Edward Leigh, Under-Secretary of State for Trade and Industry, made it clear that private competitors for the mail business will have to offer a national service at a flat rate. Bidders will not be allowed to cream off profitable business, leaving unprofitable rural areas at risk.

Mr Leigh, a former member of the free-market, Thatcherite No Turning Back group of Tory MPs, told the Commons in one of a series of all-night debates that a 'free-for-all' market would push up prices and lead to a poorer service for some people. 'I do not think that full deregulation is appropriate here. Some routes would be inherently unprofitable and a free market would not provide them at an affordable price.'

For the Opposition, Jim Cousins said: 'Clearly a major retreat is on. It is in the right direction and we welcome that.'

Michael Heseltine, President of the Board of Trade, is expected to announce the plans to privatise the letter delivery service after Parliament's Easter recess, which began yesterday. But with the Government seeking to rebuild party morale, he may be denied time in the next session to push through the legislation.

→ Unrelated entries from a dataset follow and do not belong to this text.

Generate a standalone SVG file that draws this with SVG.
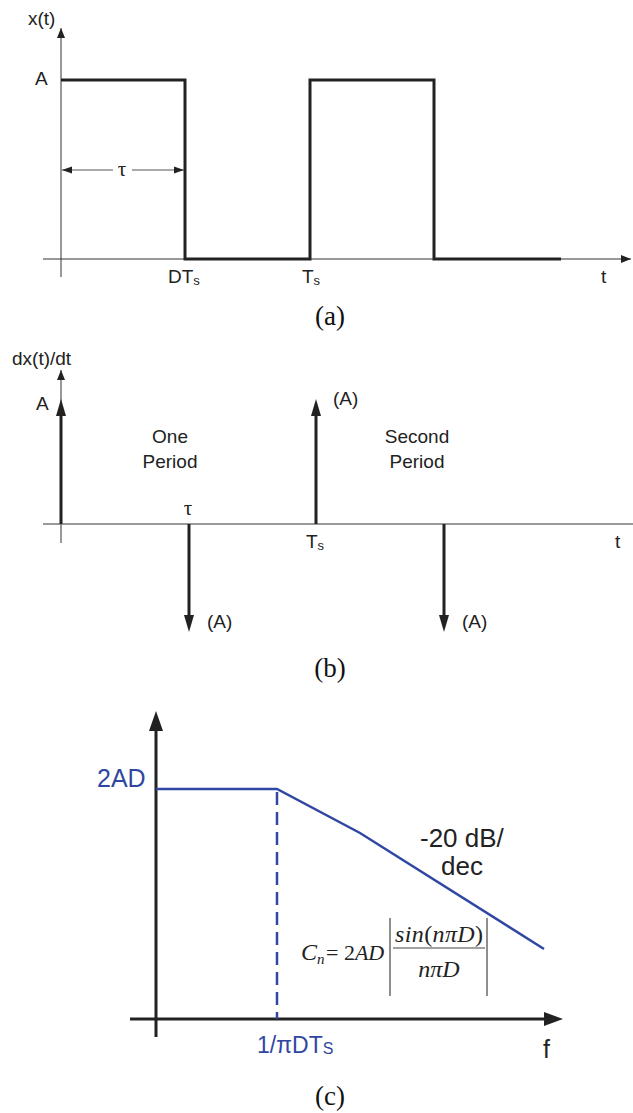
<svg xmlns="http://www.w3.org/2000/svg" width="633" height="1113" viewBox="0 0 633 1113">
<style>
.lbl{font-family:"Liberation Sans",Arial,sans-serif;font-size:19px;fill:#222}
.tau{font-family:"Liberation Serif","Times New Roman",serif;font-size:21px;fill:#222}
.cap{font-family:"Liberation Serif","Times New Roman",serif;font-size:27px;fill:#111}
.sig{fill:none;stroke:#222;stroke-width:3}
.axis{fill:none;stroke:#333;stroke-width:1}
.gax{fill:none;stroke:#777;stroke-width:1.5}
.imp{fill:none;stroke:#222;stroke-width:3}
.blue{fill:none;stroke:#2f47a2;stroke-width:2.5}
.btxt{font-family:"Liberation Sans",Arial,sans-serif;fill:#2f47a2}
.ctxt{font-family:"Liberation Sans",Arial,sans-serif;fill:#222}
.math{font-family:"Liberation Serif","Times New Roman",serif;font-size:24px;font-style:italic;fill:#222}
</style>
<defs>
<marker id="sa" viewBox="0 0 10 10" refX="10" refY="5" markerWidth="10" markerHeight="10" markerUnits="userSpaceOnUse" orient="auto"><path d="M0,1 L10,5 L0,9 z" fill="#222"/></marker>
<marker id="da" viewBox="0 0 10 10" refX="10" refY="5" markerWidth="12" markerHeight="10" markerUnits="userSpaceOnUse" orient="auto-start-reverse"><path d="M0,1.5 L10,5 L0,8.5 z" fill="#222"/></marker>
</defs>

<g id="panel-a">
<line class="axis" x1="61" y1="277" x2="61" y2="28" marker-end="url(#sa)"/>
<line class="axis" x1="43" y1="259" x2="631" y2="259" marker-end="url(#sa)"/>
<polyline class="sig" points="61,80 185,80 185,259 310,259 310,80 434,80 434,259 561,259"/>
<line x1="62" y1="170" x2="113" y2="170" stroke="#555" stroke-width="1" marker-start="url(#da)"/>
<line x1="132" y1="170" x2="184" y2="170" stroke="#555" stroke-width="1" marker-end="url(#da)"/>
<text class="tau" x="122" y="176" text-anchor="middle">τ</text>
<text class="lbl" x="28" y="25">x(t)</text>
<text class="lbl" x="35" y="85">A</text>
<text class="lbl" x="168" y="283">DT<tspan font-size="13" dy="2">s</tspan></text>
<text class="lbl" x="302" y="283">T<tspan font-size="13" dy="2">s</tspan></text>
<text class="lbl" x="601" y="283">t</text>
<text class="cap" x="330" y="325" text-anchor="middle">(a)</text>
</g>

<g id="panel-b">
<line class="axis" x1="61" y1="543" x2="61" y2="370" marker-end="url(#sa)"/>
<line class="gax" x1="43" y1="524" x2="633" y2="524"/>
<text class="lbl" x="12" y="365">dx(t)/dt</text>
<text class="lbl" x="36" y="410">A</text>
<g id="imp1"><line class="imp" x1="61" y1="524" x2="61" y2="414"/><path d="M56,416 L61,399 L66,416 z" fill="#222"/></g>
<g id="imp2"><line class="imp" x1="189" y1="524" x2="189" y2="616"/><path d="M184,615 L189,632 L194,615 z" fill="#222"/></g>
<g id="imp3"><line class="imp" x1="316" y1="524" x2="316" y2="414"/><path d="M311,416 L316,399 L321,416 z" fill="#222"/></g>
<g id="imp4"><line class="imp" x1="444" y1="524" x2="444" y2="616"/><path d="M439,615 L444,632 L449,615 z" fill="#222"/></g>
<text class="lbl" x="170" y="443" text-anchor="middle">One</text>
<text class="lbl" x="170" y="468" text-anchor="middle">Period</text>
<text class="lbl" x="417" y="443" text-anchor="middle">Second</text>
<text class="lbl" x="417" y="468" text-anchor="middle">Period</text>
<text class="tau" x="188" y="515" text-anchor="middle">τ</text>
<text class="lbl" x="306" y="548">T<tspan font-size="13" dy="2">s</tspan></text>
<text class="lbl" x="615" y="548">t</text>
<text class="lbl" x="207" y="628">(A)</text>
<text class="lbl" x="333" y="405">(A)</text>
<text class="lbl" x="462" y="628">(A)</text>
<text class="cap" x="330" y="677" text-anchor="middle">(b)</text>
</g>

<g id="panel-c">
<line x1="156" y1="1037" x2="156" y2="728" stroke="#222" stroke-width="3"/>
<path d="M149,731 L156,711 L163,731 z" fill="#222"/>
<line x1="130" y1="1019" x2="547" y2="1019" stroke="#222" stroke-width="3"/>
<path d="M544,1012 L563,1019 L544,1026 z" fill="#222"/>
<polyline class="blue" points="156,789 277,789 360,833 544,949"/>
<line class="blue" x1="277" y1="792" x2="277" y2="1019" stroke-dasharray="13,7"/>
<text class="btxt" x="97" y="787" font-size="25">2AD</text>
<text class="ctxt" x="420" y="847" font-size="26">-20 dB/</text>
<text class="ctxt" x="462" y="875" font-size="26" text-anchor="middle">dec</text>
<g id="formula">
<text class="math" x="301" y="960">C<tspan font-size="15" dy="4">n</tspan></text>
<text class="math" x="326" y="960" style="font-size:22px"><tspan font-style="normal">= 2</tspan>AD</text>
<line x1="390" y1="918" x2="390" y2="996" stroke="#444" stroke-width="1.2"/>
<line x1="487" y1="918" x2="487" y2="996" stroke="#444" stroke-width="1.2"/>
<line x1="393" y1="948" x2="485" y2="948" stroke="#444" stroke-width="1.2"/>
<text class="math" x="395" y="942" textLength="88" lengthAdjust="spacing">sin<tspan font-style="normal">(</tspan>nπD<tspan font-style="normal">)</tspan></text>
<text class="math" x="439" y="977" text-anchor="middle">nπD</text>
</g>
<text class="btxt" x="257" y="1053" font-size="23">1/πDT<tspan font-size="16" dy="1">S</tspan></text>
<text class="ctxt" x="543" y="1058" font-size="25">f</text>
<text class="cap" x="330" y="1105" text-anchor="middle">(c)</text>
</g>
</svg>
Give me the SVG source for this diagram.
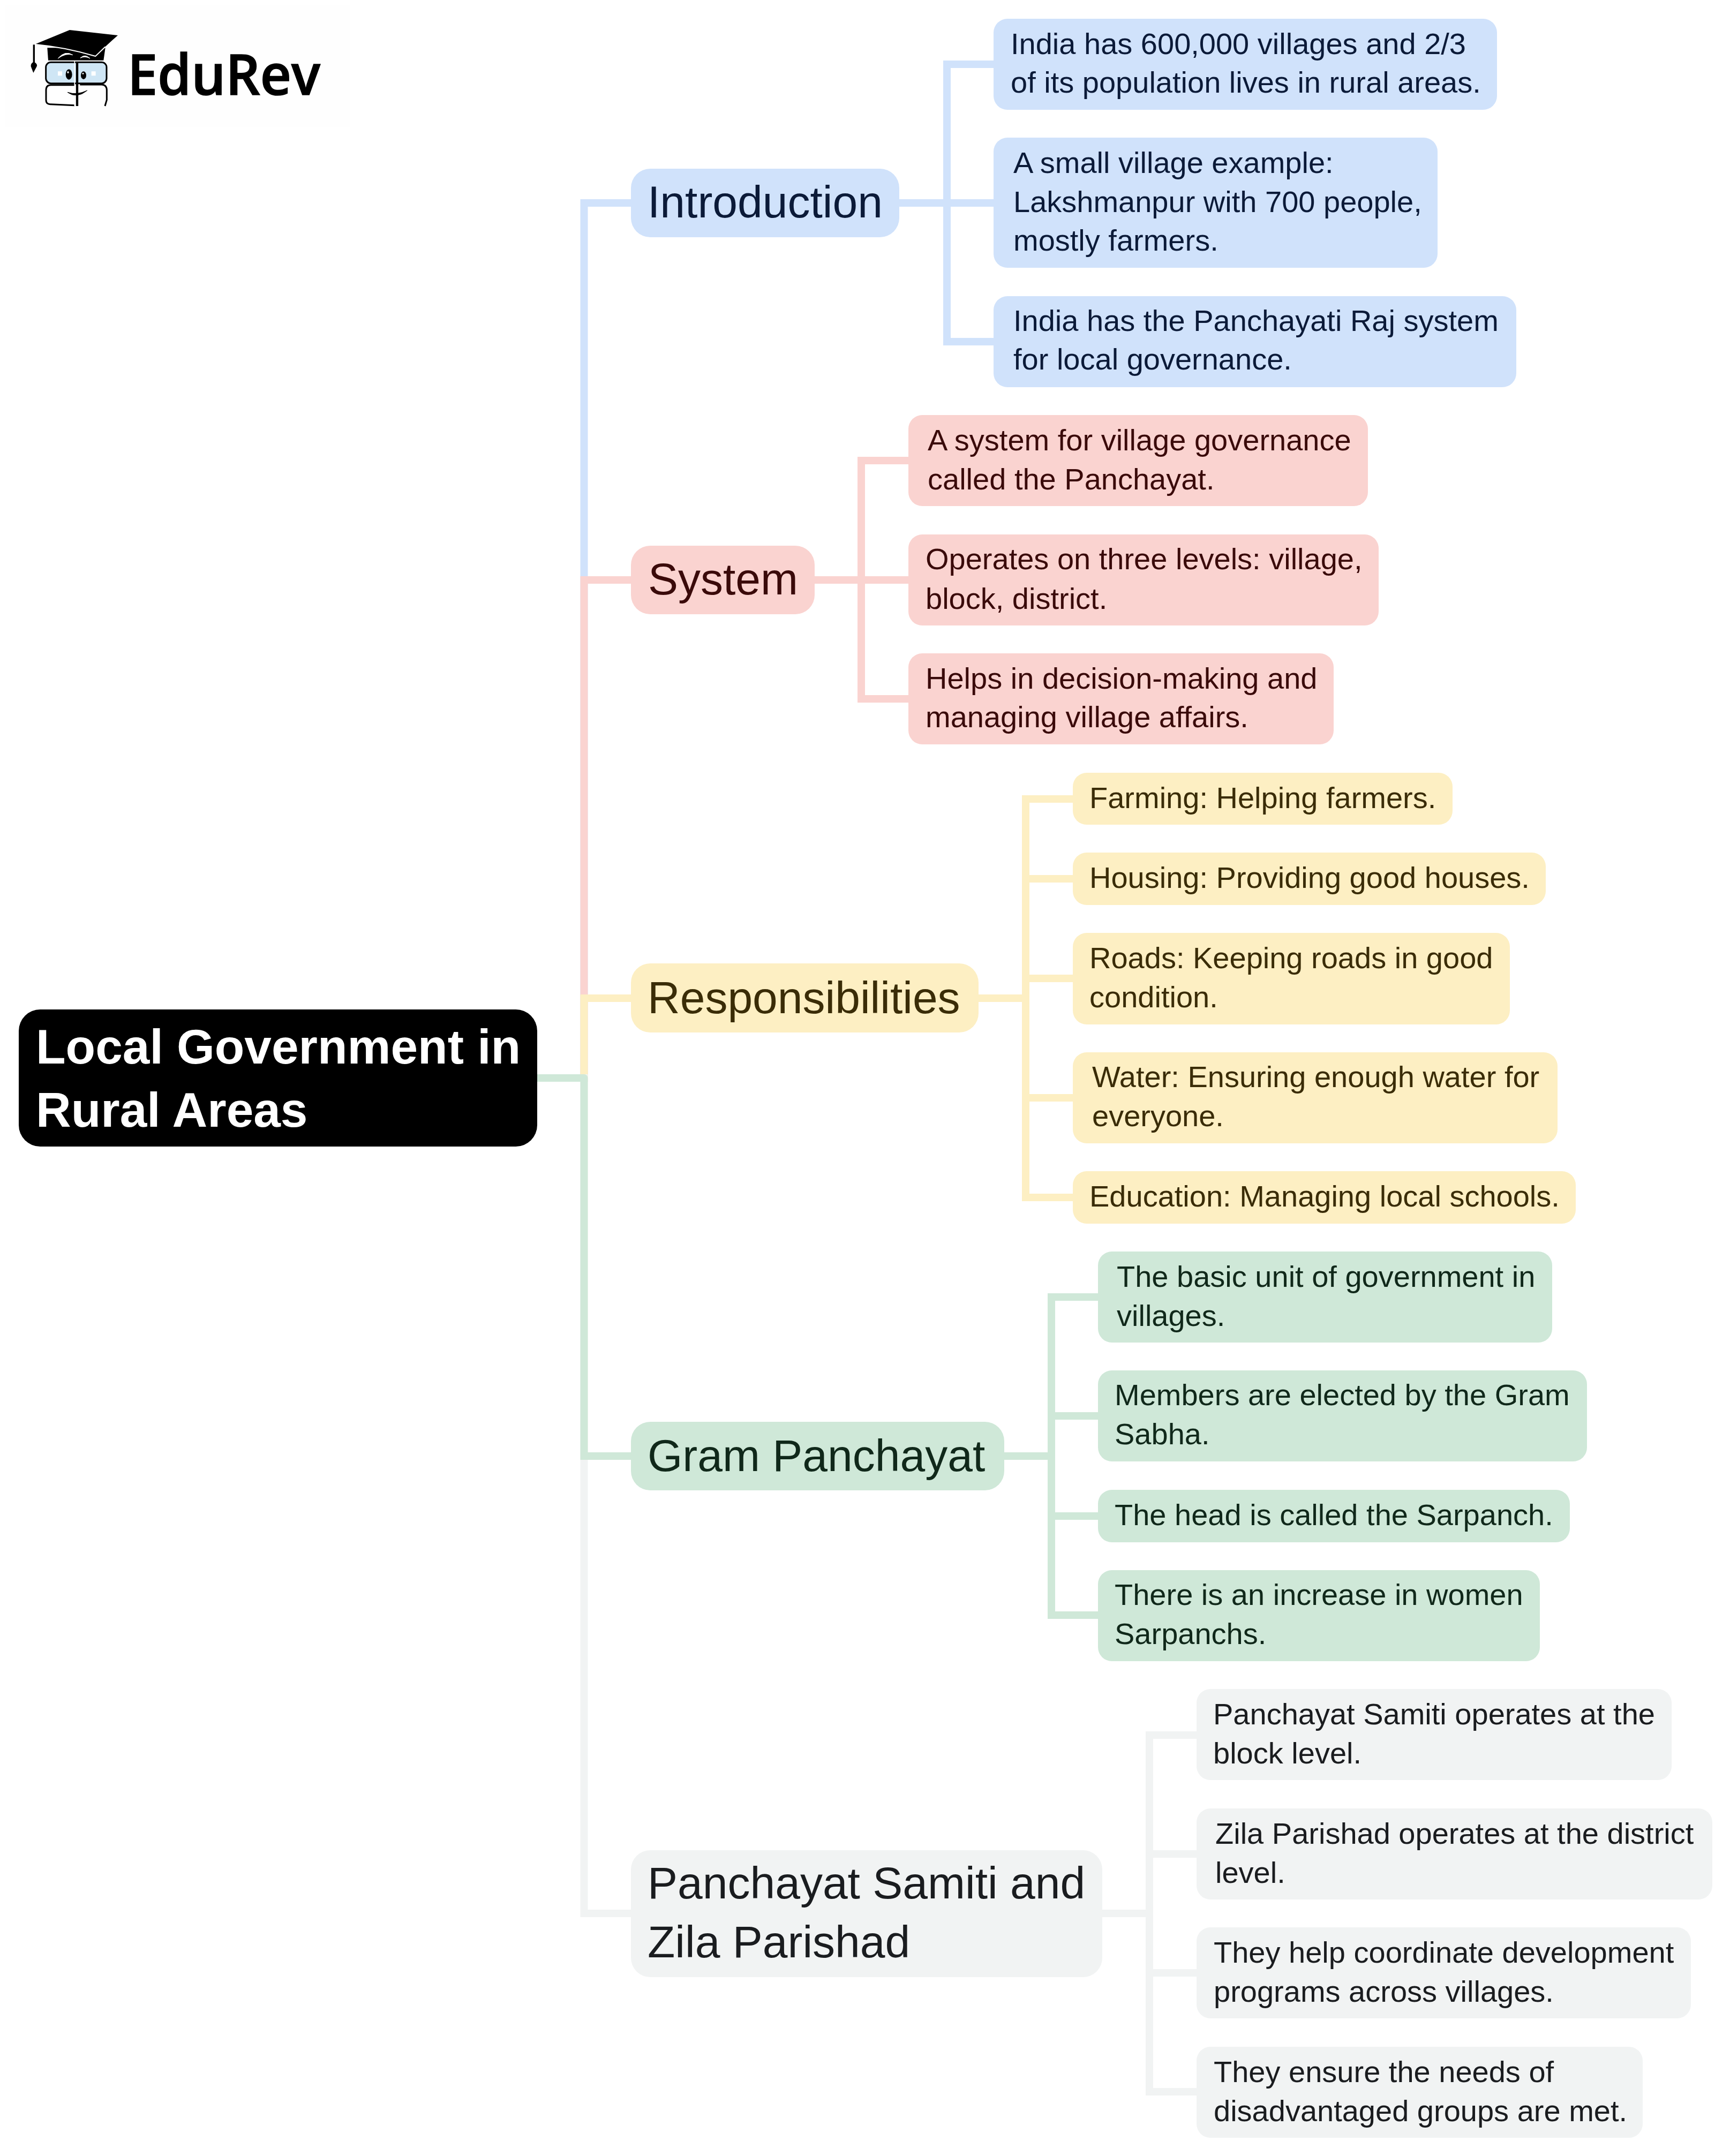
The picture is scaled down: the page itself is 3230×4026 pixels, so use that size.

However, many Tories support the plan to license limited specialist services. Opening the debate, John Marshall, the Conservative MP for Hendon South, called on the Government to sell off all three Post Office services, Royal Mail, Post Office Counters and Parcelforce - a move which is being considered.

'I believe it would serve industry and people more efficiently if it were in the private sector than if it were in the public sector,' Mr Marshall said.